* START DATA SHOWN *

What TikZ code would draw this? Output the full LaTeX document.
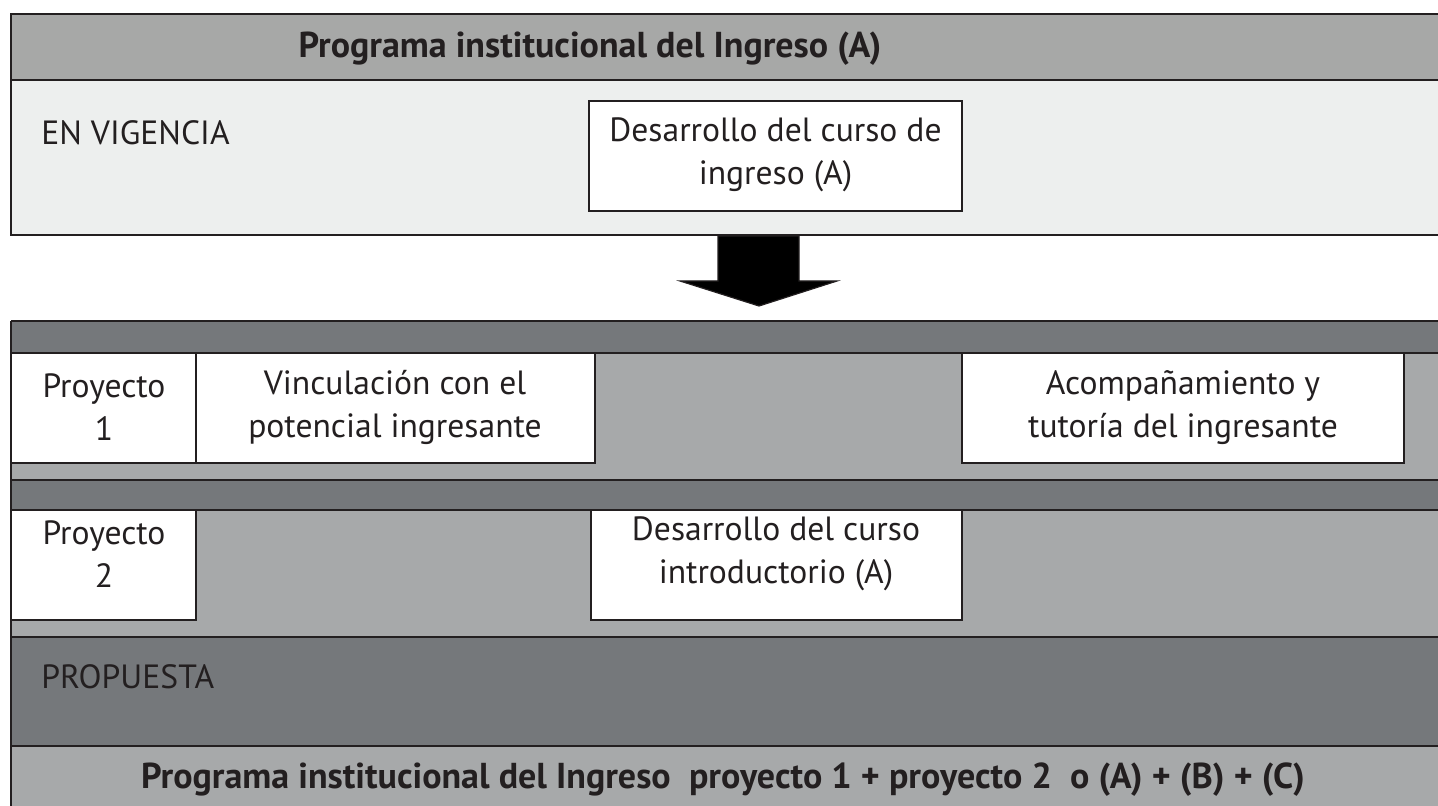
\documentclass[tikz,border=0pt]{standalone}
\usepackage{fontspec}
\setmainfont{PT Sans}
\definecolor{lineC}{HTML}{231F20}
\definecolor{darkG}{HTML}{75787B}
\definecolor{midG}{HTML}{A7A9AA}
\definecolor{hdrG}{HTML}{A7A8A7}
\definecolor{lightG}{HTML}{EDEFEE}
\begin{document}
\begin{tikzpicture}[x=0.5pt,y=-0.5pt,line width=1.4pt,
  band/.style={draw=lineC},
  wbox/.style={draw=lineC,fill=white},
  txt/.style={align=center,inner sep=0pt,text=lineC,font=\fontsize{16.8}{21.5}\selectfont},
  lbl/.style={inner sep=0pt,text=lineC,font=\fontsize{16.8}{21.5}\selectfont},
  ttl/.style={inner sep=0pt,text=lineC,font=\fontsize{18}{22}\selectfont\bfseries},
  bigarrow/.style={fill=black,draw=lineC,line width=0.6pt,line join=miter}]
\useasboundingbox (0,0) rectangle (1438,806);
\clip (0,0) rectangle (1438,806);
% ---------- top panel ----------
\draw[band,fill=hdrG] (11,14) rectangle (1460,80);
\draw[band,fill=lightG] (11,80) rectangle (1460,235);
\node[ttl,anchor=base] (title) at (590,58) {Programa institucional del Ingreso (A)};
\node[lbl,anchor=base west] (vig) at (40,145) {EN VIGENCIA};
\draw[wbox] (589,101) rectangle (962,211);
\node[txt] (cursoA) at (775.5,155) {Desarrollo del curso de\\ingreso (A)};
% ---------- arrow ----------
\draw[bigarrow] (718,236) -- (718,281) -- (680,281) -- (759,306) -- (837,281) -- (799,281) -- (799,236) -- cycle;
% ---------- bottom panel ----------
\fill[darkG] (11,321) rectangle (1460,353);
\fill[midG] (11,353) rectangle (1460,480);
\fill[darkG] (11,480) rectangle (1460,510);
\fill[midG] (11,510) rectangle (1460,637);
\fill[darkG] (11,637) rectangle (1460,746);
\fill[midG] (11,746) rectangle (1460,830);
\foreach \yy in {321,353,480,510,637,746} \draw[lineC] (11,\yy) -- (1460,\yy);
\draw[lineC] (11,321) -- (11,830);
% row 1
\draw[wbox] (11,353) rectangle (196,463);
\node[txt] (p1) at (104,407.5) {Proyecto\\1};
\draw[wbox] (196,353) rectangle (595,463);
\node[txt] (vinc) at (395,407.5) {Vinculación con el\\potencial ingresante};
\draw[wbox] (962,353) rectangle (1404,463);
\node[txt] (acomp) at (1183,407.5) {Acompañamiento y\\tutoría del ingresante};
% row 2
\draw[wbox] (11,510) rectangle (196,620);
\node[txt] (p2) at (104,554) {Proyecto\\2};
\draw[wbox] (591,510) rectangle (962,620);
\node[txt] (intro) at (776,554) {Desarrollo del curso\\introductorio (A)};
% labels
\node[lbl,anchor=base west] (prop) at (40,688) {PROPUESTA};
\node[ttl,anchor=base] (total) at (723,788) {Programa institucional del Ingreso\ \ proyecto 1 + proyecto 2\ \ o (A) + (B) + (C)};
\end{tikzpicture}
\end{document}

* END DATA SHOWN *

▶ WRITTEN EXERCISE
Reproduce the material in full, word for word, and omit the pictures.

▶ TASK OUTPUT
What TikZ code would draw this? Output the full LaTeX document.
\documentclass[tikz,border=0pt]{standalone}
\usepackage{fontspec}
\setmainfont{PT Sans}
\definecolor{lineC}{HTML}{231F20}
\definecolor{darkG}{HTML}{75787B}
\definecolor{midG}{HTML}{A7A9AA}
\definecolor{hdrG}{HTML}{A7A8A7}
\definecolor{lightG}{HTML}{EDEFEE}
\begin{document}
\begin{tikzpicture}[x=0.5pt,y=-0.5pt,line width=1.4pt,
  band/.style={draw=lineC},
  wbox/.style={draw=lineC,fill=white},
  txt/.style={align=center,inner sep=0pt,text=lineC,font=\fontsize{16.8}{21.5}\selectfont},
  lbl/.style={inner sep=0pt,text=lineC,font=\fontsize{16.8}{21.5}\selectfont},
  ttl/.style={inner sep=0pt,text=lineC,font=\fontsize{18}{22}\selectfont\bfseries},
  bigarrow/.style={fill=black,draw=lineC,line width=0.6pt,line join=miter}]
\useasboundingbox (0,0) rectangle (1438,806);
\clip (0,0) rectangle (1438,806);
% ---------- top panel ----------
\draw[band,fill=hdrG] (11,14) rectangle (1460,80);
\draw[band,fill=lightG] (11,80) rectangle (1460,235);
\node[ttl,anchor=base] (title) at (590,58) {Programa institucional del Ingreso (A)};
\node[lbl,anchor=base west] (vig) at (40,145) {EN VIGENCIA};
\draw[wbox] (589,101) rectangle (962,211);
\node[txt] (cursoA) at (775.5,155) {Desarrollo del curso de\\ingreso (A)};
% ---------- arrow ----------
\draw[bigarrow] (718,236) -- (718,281) -- (680,281) -- (759,306) -- (837,281) -- (799,281) -- (799,236) -- cycle;
% ---------- bottom panel ----------
\fill[darkG] (11,321) rectangle (1460,353);
\fill[midG] (11,353) rectangle (1460,480);
\fill[darkG] (11,480) rectangle (1460,510);
\fill[midG] (11,510) rectangle (1460,637);
\fill[darkG] (11,637) rectangle (1460,746);
\fill[midG] (11,746) rectangle (1460,830);
\foreach \yy in {321,353,480,510,637,746} \draw[lineC] (11,\yy) -- (1460,\yy);
\draw[lineC] (11,321) -- (11,830);
% row 1
\draw[wbox] (11,353) rectangle (196,463);
\node[txt] (p1) at (104,407.5) {Proyecto\\1};
\draw[wbox] (196,353) rectangle (595,463);
\node[txt] (vinc) at (395,407.5) {Vinculación con el\\potencial ingresante};
\draw[wbox] (962,353) rectangle (1404,463);
\node[txt] (acomp) at (1183,407.5) {Acompañamiento y\\tutoría del ingresante};
% row 2
\draw[wbox] (11,510) rectangle (196,620);
\node[txt] (p2) at (104,554) {Proyecto\\2};
\draw[wbox] (591,510) rectangle (962,620);
\node[txt] (intro) at (776,554) {Desarrollo del curso\\introductorio (A)};
% labels
\node[lbl,anchor=base west] (prop) at (40,688) {PROPUESTA};
\node[ttl,anchor=base] (total) at (723,788) {Programa institucional del Ingreso\ \ proyecto 1 + proyecto 2\ \ o (A) + (B) + (C)};
\end{tikzpicture}
\end{document}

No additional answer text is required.